Pero prosigue el largo interrogatorio tras la pausa, y de las reticentes respuestas de Rafael Vera se desprende el dibujo de un caos inmenso. Porque se diría que los policías podían aplicar la ley antiterrorista sin control real alguno, y que el ministerio no se enteraba jamás de nada. "¿A quién daba cuenta la comisión investigadora?", pregunta la acusación refiriéndose a la comisión anticorrupción. "A sus mandos naturales", contesta Vera. "¿Quiénes eran esos mandos naturales?". Campanillazo del presidente que dice que esto no tiene nada que ver con nuestro asunto, y explicación de la acusación, especificando que la comisión estudió también la desaparición del Nani. Así es que Bremond insiste: "¿A quién daba cuenta esta comisión?", y Vera, de nuevo: "A los mandos superiores de la policía". "¿Puede ser usted más explícito?". "No puedo". Nuevo campanillazo del juez, que está empeñado en que se abandone el tema, pero la acusación aprieta: "¿Quién, en el Ministerio del Interior, sabe los resultados de la investigación de esta comisión sobre la desaparición del Nani?". Y Vera responde: "Lo desconozco", con el campanillazo final del presidente como música de fondo.

Desconoce el señor secretario de Estado para la Seguridad quién puede saber estos datos tan básicos, del mismo modo que luego Rodríguez Colorado, delegado del Gobierno en 1983, dice haberse enterado de que se aplicaba la ley antiterrorista a los comunes "por los periódicos". Y por no saber, Rafael del Río ni siquiera sabe si fue nombrado director general de la Policía en diciembre de 1982 o de 1983.

No parecen conocer muy bien nuestros flamantes altos cargos, en fin, lo que se cuece debajo mismo de sus botas, y al ritmo de sus declaraciones se va conformando la imagen fantasmal de un Ministerio mastodóntico y espeso, que debe de estar plagado de mandos naturales aunque no se sepa muy bien qué mandos son.

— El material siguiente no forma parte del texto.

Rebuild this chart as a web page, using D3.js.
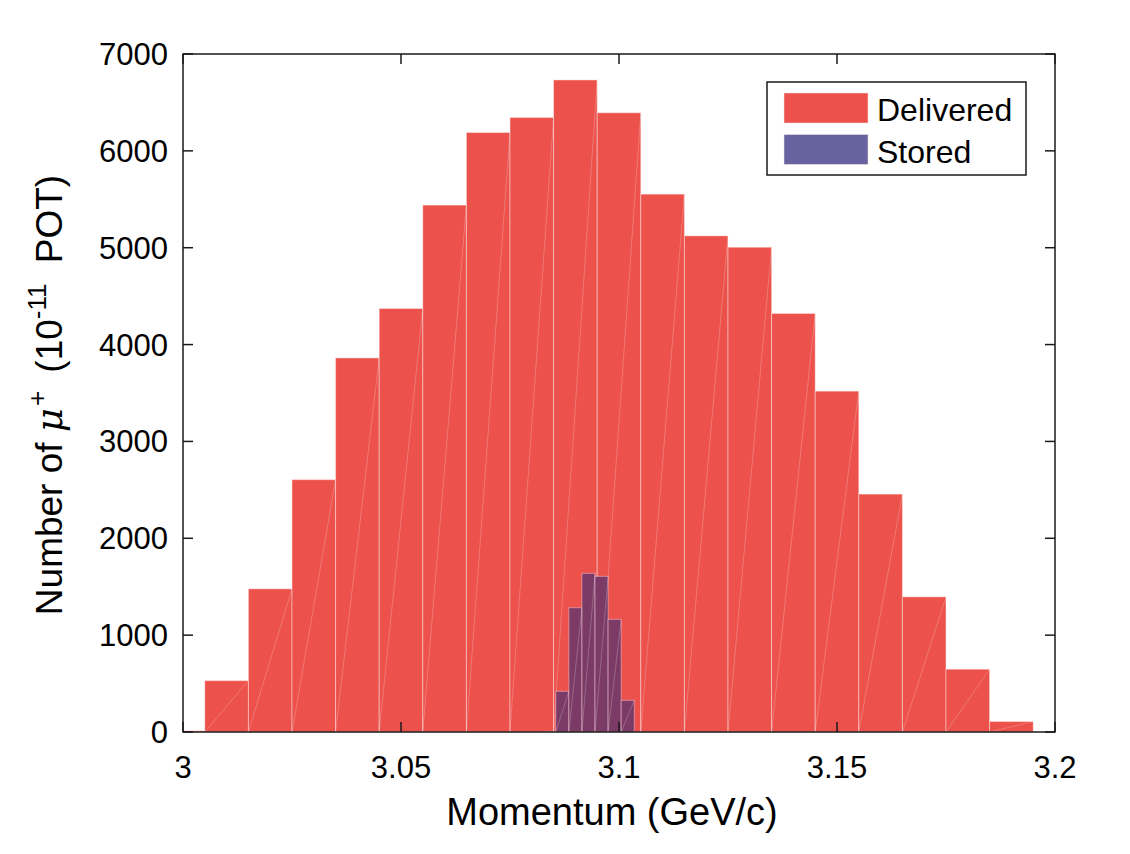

Una babel kafkiana en donde nadie conoce ni controla a ciencia cierta lo que pasa.

Aunque siempre cabe que, como apuntaba Barrionuevo, exista algún misterioso funcionario que sepa "con toda seguridad" los "detalles exactos" de la cosa. O sea, el hombre de las respuestas. La pena es que ni acusadores ni defensas hayan atinado aún con tal sujeto.